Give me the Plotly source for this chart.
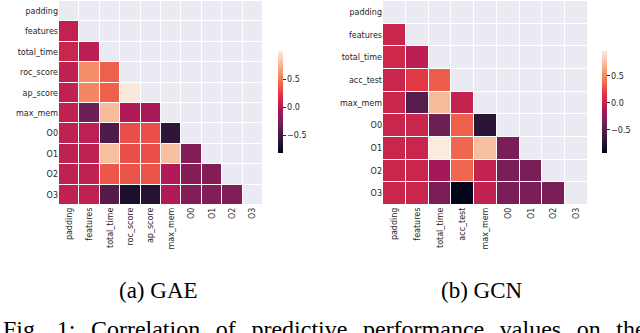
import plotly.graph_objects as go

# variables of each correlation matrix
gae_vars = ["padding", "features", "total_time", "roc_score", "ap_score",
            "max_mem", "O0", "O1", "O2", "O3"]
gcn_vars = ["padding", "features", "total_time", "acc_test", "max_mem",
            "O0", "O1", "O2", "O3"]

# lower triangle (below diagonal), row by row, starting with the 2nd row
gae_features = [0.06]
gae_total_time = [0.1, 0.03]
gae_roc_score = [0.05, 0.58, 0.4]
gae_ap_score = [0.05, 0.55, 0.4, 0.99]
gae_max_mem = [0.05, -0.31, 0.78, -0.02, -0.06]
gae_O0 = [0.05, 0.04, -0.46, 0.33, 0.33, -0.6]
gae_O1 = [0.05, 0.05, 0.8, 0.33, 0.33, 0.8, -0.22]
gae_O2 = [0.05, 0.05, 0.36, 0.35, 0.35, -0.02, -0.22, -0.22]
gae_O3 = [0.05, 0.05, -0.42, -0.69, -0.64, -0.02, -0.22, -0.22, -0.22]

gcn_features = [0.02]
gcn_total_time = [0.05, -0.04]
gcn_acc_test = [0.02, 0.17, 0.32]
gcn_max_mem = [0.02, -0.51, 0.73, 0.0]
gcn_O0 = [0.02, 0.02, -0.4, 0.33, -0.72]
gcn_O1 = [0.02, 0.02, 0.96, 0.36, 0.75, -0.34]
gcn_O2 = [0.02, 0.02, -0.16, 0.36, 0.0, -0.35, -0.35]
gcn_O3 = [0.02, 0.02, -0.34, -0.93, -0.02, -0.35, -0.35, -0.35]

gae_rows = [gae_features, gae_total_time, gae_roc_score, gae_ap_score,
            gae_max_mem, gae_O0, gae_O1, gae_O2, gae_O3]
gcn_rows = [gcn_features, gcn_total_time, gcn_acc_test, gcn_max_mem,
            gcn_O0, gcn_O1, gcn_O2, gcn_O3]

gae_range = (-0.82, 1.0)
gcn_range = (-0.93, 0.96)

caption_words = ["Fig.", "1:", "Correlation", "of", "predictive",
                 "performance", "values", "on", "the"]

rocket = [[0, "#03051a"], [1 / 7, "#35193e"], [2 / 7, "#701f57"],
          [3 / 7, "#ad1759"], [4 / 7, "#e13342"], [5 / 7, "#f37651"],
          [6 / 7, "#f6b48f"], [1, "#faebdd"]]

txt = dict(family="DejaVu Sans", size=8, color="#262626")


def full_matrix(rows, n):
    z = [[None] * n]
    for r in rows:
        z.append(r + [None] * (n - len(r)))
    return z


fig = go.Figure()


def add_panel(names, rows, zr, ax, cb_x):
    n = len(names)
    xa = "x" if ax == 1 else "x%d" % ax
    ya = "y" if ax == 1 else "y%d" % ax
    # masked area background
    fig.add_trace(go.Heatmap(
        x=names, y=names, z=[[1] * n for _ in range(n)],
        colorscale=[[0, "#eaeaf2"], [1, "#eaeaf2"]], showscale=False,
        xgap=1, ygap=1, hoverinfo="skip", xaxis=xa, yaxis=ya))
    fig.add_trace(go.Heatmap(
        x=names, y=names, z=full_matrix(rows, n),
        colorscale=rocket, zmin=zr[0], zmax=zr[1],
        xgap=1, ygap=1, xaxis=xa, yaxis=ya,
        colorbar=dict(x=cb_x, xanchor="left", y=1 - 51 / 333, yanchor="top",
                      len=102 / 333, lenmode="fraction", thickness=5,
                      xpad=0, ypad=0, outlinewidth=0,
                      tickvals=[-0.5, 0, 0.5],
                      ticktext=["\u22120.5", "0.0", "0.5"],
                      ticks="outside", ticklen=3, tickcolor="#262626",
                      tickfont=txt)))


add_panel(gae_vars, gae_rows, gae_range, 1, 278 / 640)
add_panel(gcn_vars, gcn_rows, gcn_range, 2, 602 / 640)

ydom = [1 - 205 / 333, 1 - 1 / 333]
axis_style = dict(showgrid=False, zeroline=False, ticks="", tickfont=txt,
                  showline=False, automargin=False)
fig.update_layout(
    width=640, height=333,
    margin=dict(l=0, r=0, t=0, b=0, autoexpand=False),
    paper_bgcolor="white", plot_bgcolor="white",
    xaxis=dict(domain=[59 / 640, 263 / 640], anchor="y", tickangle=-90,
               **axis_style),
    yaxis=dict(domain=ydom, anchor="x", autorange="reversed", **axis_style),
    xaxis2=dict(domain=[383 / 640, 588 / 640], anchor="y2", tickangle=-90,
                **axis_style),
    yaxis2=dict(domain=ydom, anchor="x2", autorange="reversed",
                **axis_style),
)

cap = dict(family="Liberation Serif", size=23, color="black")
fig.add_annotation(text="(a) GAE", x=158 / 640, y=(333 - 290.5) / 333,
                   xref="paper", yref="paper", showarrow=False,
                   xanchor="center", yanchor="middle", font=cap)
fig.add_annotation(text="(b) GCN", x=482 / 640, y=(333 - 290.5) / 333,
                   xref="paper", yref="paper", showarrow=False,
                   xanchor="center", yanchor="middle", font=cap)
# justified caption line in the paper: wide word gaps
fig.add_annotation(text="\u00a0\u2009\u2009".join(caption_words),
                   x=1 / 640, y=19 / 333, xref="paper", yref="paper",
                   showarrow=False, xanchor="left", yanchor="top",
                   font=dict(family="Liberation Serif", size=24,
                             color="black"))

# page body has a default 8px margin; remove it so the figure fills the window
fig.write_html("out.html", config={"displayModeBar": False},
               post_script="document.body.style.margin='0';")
# # # #
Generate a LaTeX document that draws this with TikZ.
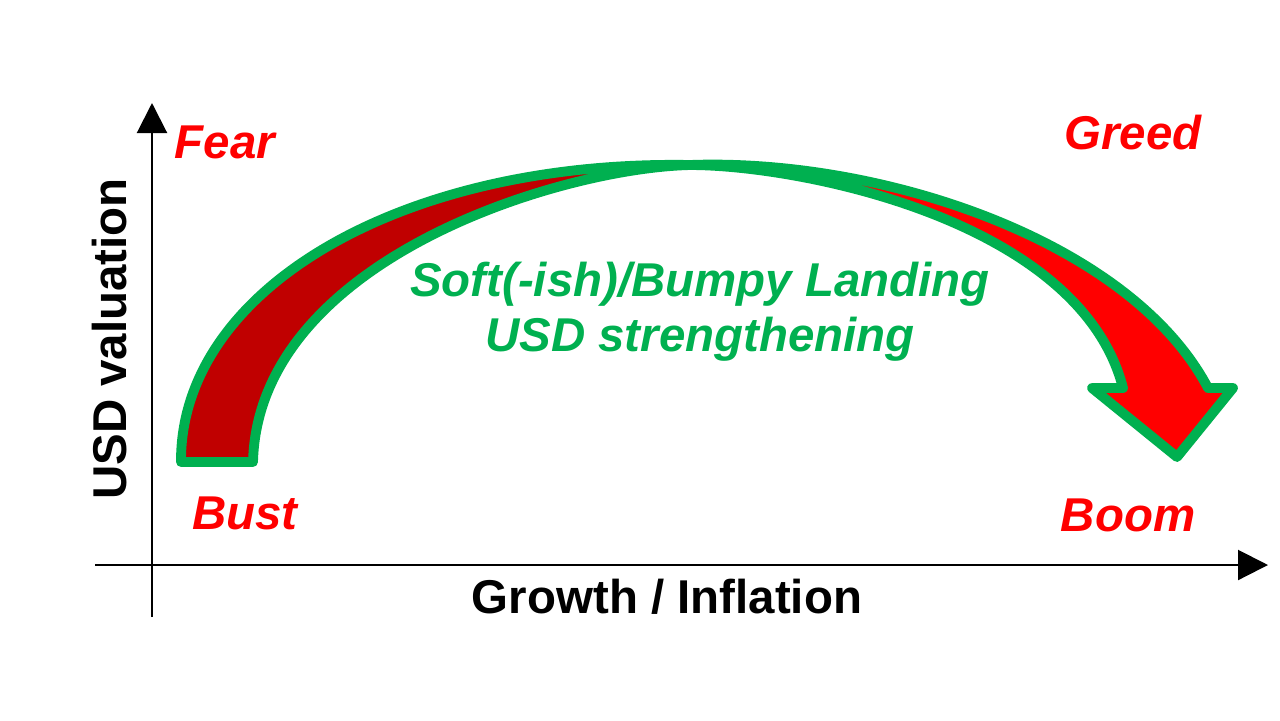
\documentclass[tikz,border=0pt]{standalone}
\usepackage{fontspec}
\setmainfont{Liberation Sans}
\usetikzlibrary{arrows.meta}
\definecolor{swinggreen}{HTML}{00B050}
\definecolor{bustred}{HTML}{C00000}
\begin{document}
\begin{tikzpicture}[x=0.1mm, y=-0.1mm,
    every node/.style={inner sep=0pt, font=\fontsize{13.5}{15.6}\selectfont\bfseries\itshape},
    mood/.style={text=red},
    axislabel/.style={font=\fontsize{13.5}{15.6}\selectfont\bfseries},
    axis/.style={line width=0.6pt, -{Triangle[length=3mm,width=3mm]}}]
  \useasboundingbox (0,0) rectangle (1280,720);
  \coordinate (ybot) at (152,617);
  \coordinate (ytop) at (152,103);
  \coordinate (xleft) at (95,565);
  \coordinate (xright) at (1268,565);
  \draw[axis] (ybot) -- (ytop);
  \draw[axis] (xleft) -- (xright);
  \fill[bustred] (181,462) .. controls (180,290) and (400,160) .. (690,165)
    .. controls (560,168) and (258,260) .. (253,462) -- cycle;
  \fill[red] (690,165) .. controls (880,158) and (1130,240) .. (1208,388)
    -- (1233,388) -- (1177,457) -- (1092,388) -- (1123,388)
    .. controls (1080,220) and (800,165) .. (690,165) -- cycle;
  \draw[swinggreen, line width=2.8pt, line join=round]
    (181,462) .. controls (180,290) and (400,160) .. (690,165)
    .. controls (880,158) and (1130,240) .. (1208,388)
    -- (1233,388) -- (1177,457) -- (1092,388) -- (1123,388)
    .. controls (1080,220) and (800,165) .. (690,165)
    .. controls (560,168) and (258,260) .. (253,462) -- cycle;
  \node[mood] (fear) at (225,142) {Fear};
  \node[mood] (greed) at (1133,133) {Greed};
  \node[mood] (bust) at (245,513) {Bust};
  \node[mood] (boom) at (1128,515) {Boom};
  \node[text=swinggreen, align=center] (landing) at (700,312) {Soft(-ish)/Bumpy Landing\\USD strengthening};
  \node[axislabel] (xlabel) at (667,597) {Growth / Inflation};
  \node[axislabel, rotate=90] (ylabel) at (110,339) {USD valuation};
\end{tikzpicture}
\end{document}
# # # #
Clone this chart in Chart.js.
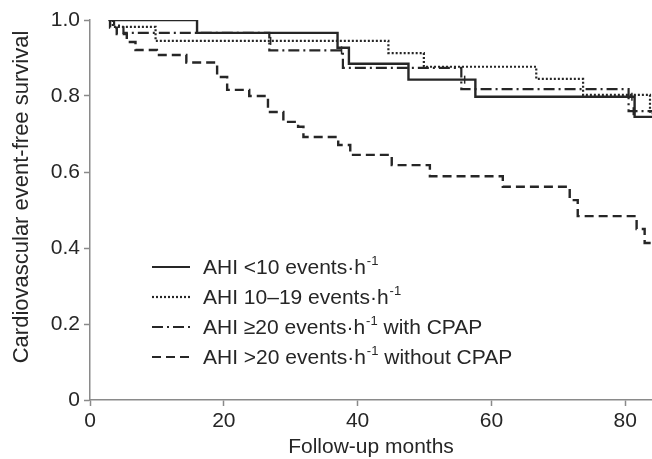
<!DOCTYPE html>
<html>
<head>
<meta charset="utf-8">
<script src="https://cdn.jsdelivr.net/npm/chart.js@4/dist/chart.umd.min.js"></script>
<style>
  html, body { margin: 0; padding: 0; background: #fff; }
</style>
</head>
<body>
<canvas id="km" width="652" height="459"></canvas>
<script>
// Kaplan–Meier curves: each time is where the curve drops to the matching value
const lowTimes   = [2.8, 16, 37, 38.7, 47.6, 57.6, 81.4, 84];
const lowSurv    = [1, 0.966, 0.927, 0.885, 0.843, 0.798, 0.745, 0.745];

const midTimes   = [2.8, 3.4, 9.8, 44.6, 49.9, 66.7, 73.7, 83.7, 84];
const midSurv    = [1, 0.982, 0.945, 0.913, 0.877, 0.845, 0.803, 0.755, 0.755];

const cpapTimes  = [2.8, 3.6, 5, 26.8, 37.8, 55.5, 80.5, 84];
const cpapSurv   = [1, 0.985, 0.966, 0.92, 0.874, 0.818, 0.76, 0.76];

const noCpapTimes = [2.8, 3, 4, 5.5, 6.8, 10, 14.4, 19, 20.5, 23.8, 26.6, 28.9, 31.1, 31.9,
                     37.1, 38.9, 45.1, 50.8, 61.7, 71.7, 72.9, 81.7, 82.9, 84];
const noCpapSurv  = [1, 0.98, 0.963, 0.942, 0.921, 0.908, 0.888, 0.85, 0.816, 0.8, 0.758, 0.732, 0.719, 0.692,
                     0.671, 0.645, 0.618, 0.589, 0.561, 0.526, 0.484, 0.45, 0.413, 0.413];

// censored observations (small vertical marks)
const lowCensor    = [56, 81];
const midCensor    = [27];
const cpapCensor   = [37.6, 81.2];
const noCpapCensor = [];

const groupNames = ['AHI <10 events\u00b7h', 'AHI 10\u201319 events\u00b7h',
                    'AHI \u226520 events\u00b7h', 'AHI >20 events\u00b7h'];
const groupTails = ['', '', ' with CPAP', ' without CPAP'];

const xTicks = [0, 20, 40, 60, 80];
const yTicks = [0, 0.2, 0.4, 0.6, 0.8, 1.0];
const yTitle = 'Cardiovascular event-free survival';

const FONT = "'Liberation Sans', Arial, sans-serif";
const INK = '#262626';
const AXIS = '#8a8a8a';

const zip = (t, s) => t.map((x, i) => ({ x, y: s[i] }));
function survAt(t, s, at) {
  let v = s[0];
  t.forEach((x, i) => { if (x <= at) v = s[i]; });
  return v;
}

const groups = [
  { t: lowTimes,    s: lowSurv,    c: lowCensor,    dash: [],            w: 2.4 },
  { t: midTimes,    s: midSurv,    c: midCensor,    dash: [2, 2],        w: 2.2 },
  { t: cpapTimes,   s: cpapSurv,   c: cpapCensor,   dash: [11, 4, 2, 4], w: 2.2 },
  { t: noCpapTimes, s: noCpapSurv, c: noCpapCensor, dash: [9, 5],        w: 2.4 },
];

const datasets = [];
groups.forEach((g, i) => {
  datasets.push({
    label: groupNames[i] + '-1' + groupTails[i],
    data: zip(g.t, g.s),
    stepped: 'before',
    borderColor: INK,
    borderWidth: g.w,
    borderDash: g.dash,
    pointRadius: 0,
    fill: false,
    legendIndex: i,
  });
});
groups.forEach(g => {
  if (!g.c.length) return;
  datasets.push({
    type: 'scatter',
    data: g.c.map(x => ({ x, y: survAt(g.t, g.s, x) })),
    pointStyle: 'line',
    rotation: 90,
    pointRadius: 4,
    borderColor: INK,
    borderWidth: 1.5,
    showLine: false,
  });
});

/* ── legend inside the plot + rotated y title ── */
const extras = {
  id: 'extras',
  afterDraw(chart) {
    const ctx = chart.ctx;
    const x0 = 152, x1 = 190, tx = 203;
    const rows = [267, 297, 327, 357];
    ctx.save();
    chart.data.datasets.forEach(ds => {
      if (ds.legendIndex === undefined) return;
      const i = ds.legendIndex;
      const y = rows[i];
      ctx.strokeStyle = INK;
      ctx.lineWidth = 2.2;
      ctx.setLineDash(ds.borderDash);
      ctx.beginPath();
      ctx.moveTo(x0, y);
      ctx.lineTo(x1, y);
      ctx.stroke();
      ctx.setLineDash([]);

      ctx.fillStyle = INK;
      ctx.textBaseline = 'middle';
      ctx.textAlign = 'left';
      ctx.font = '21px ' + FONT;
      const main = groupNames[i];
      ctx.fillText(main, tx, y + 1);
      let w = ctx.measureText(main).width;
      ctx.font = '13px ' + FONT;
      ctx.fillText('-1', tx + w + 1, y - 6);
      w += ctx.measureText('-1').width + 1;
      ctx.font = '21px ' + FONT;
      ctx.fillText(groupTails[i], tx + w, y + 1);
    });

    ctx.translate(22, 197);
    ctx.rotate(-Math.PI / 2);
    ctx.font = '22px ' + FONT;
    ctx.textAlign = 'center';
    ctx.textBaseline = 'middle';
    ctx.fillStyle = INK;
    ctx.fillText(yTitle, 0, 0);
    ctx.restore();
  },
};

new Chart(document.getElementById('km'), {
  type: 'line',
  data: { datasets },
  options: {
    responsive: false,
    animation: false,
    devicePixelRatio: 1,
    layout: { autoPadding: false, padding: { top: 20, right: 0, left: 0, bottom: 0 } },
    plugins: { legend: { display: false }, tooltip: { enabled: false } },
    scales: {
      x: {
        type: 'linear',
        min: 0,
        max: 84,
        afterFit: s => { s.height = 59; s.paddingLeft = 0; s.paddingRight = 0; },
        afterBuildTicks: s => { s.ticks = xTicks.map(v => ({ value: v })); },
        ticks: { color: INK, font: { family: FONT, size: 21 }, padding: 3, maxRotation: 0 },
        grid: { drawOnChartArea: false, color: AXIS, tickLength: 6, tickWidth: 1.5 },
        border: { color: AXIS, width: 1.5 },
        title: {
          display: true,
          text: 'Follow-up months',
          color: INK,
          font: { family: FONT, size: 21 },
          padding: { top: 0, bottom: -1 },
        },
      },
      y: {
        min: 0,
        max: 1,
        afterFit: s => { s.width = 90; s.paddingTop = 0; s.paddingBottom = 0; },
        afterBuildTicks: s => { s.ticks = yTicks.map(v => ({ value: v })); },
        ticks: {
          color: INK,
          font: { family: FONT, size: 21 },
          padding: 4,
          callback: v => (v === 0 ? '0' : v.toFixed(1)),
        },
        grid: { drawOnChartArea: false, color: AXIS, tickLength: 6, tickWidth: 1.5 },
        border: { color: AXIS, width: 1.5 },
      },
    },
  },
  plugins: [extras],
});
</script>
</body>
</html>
# # # #
→ Exercise aim
Report how many lines in the data include the word "with", and give nothing but the count.

→ Written response
3